On the optical side, the waveguide stack comprises an 850-nm-thick Si3N4 core embedded in a 5.9-μm-thick SiO2 cladding. The photonic molecule is composed of a pair of micro-ring resonators with a bend radius of 22 μm and a waveguide width of 2.1 μm, separated by a gap of 800 nm. The light is coupled into and out of the resonators via straight 1-μm-wide bus waveguides placed 715 nm away from the micro-ring resonator. For the acoustic subsystem, the arc-shaped piezoelectric actuators each contain a 1-μm-thick AlN layer positioned between 95-nm-thick Mo electrodes. The top and bottom electrodes have widths of 12 and 14 μm, respectively, whereas the piezoelectric AlN is 12 μm wide.

Device fabrication

The Si3N4 waveguides are fabricated using the photonic Damascene process49,50. The Mo–AlN–Mo stack is sputtered and then patterned using chlorine-based reactive ion etching.
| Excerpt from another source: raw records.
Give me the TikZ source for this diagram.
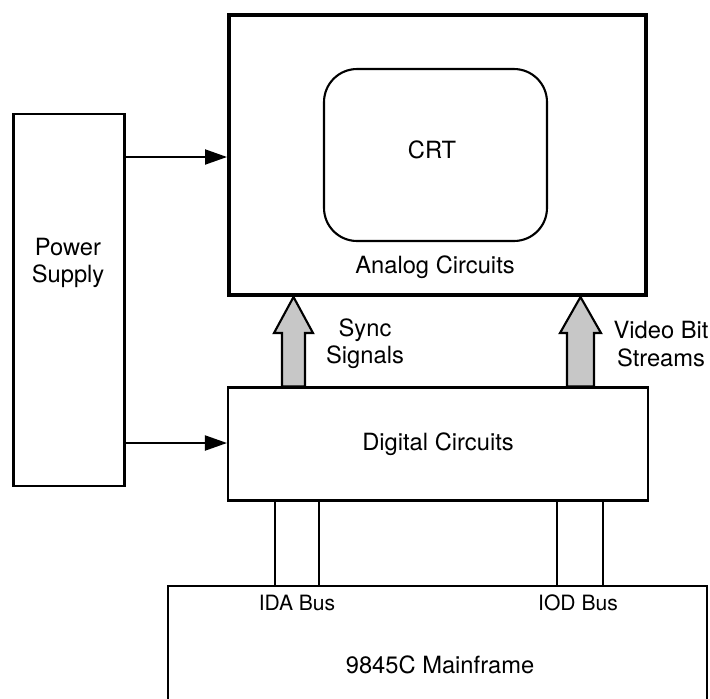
\documentclass[tikz,border=0pt]{standalone}
\usepackage{fontspec}
\setmainfont{TeX Gyre Heros}
\usetikzlibrary{arrows.meta}

\begin{document}
\begin{tikzpicture}[x=0.02cm, y=-0.02cm,
  box/.style={draw=black, line width=1.2pt, inner sep=0pt, font=\fontsize{13.5}{15.5}\selectfont, align=center},
  heavybox/.style={box, line width=2.3pt},
  lbl/.style={inner sep=0pt, align=center, font=\fontsize{13.5}{15.5}\selectfont},
  buslbl/.style={inner sep=0pt, font=\fontsize{12}{14}\selectfont},
  pwrarrow/.style={-{Triangle[length=0.44cm, width=0.3cm]}, line width=1.1pt},
  bus/.style={line width=1.1pt},
  sigarrow/.style={draw=black, line width=1.2pt, fill=black!22, line join=miter}
]
\useasboundingbox (0,0) rectangle (710,698);

\node[box, minimum width=2.22cm, minimum height=7.44cm] (psu) at (69,300) {};
\node[lbl] (psutext) at (68,263) {Power\\Supply};

\node[heavybox, minimum width=8.34cm, minimum height=5.6cm] (analog) at (437.5,155) {};
\node[box, rounded corners=0.66cm, minimum width=4.46cm, minimum height=3.44cm] (crt) at (435.5,155) {};
\node[lbl] (crttext) at (432,150) {CRT};
\node[lbl] (analogtext) at (435,267) {Analog Circuits};

\node[box, minimum width=8.4cm, minimum height=2.26cm] (digital) at (438,444) {Digital Circuits};

\node[box, minimum width=10.78cm, minimum height=2.88cm] (mainframe) at (437.5,658) {};
\node[lbl] (mainframetext) at (440,665) {9845C Mainframe};

% power feeds
\draw[pwrarrow] (psu.east |- 0,157) -- (analog.west |- 0,157);
\draw[pwrarrow] (psu.east |- 0,443) -- (digital.west |- 0,443);

% signals to the analog side
\draw[sigarrow] (282,0 |- digital.north) -- (282,333) -- (274,333) -- (293.5,0 |- analog.south)
  -- (313,333) -- (305,333) -- (305,0 |- digital.north) -- cycle;
\draw[sigarrow] (567,0 |- digital.north) -- (567,333) -- (560,333) -- (580.5,0 |- analog.south)
  -- (601,333) -- (594,333) -- (594,0 |- digital.north) -- cycle;
\node[lbl] (synctext) at (365,344) {Sync\\Signals};
\node[lbl] (videotext) at (661,344) {Video Bit\\Streams};

% buses
\draw[bus] (275,0 |- digital.south) -- (275,0 |- mainframe.north);
\draw[bus] (319,0 |- digital.south) -- (319,0 |- mainframe.north);
\draw[bus] (557,0 |- digital.south) -- (557,0 |- mainframe.north);
\draw[bus] (603,0 |- digital.south) -- (603,0 |- mainframe.north);
\node[buslbl] (idatext) at (297,603) {IDA Bus};
\node[buslbl] (iodtext) at (578,603) {IOD Bus};
\end{tikzpicture}
\end{document}
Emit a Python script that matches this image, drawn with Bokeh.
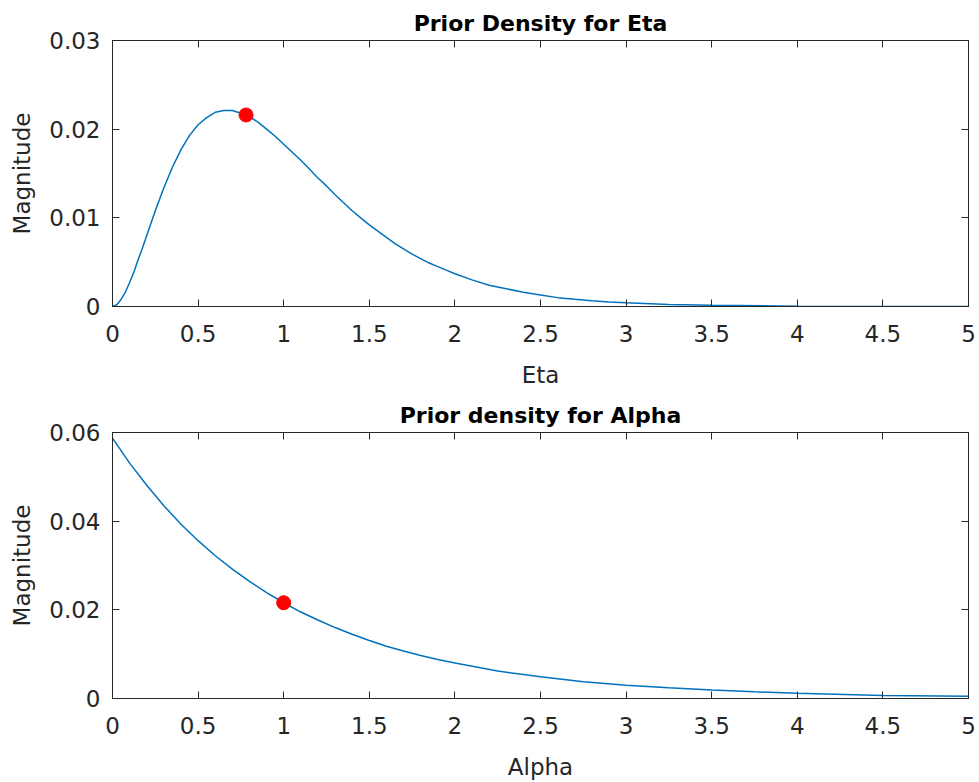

For each piezoelectric actuator, the bottom Mo electrode is partially etched back using XeF2. This step serves to avoid short-circuiting the actuator electrodes with the feedline fabricated from an evaporated Al film via a lift-off process. Combining the cladding suspension and chip singulation steps, we employ deep reactive ion etching with C4F8 chemistry to both open holes in the SiO2 cladding at the center of the actuators and produce trenches to define the chip facets. After a second photolithography that protects the chip facets with photoresist while leaving the etched holes exposed, the Si substrate is isotropically etched away with SF6, suspending the cladding. The chips are finally released by grinding the backside of the wafer.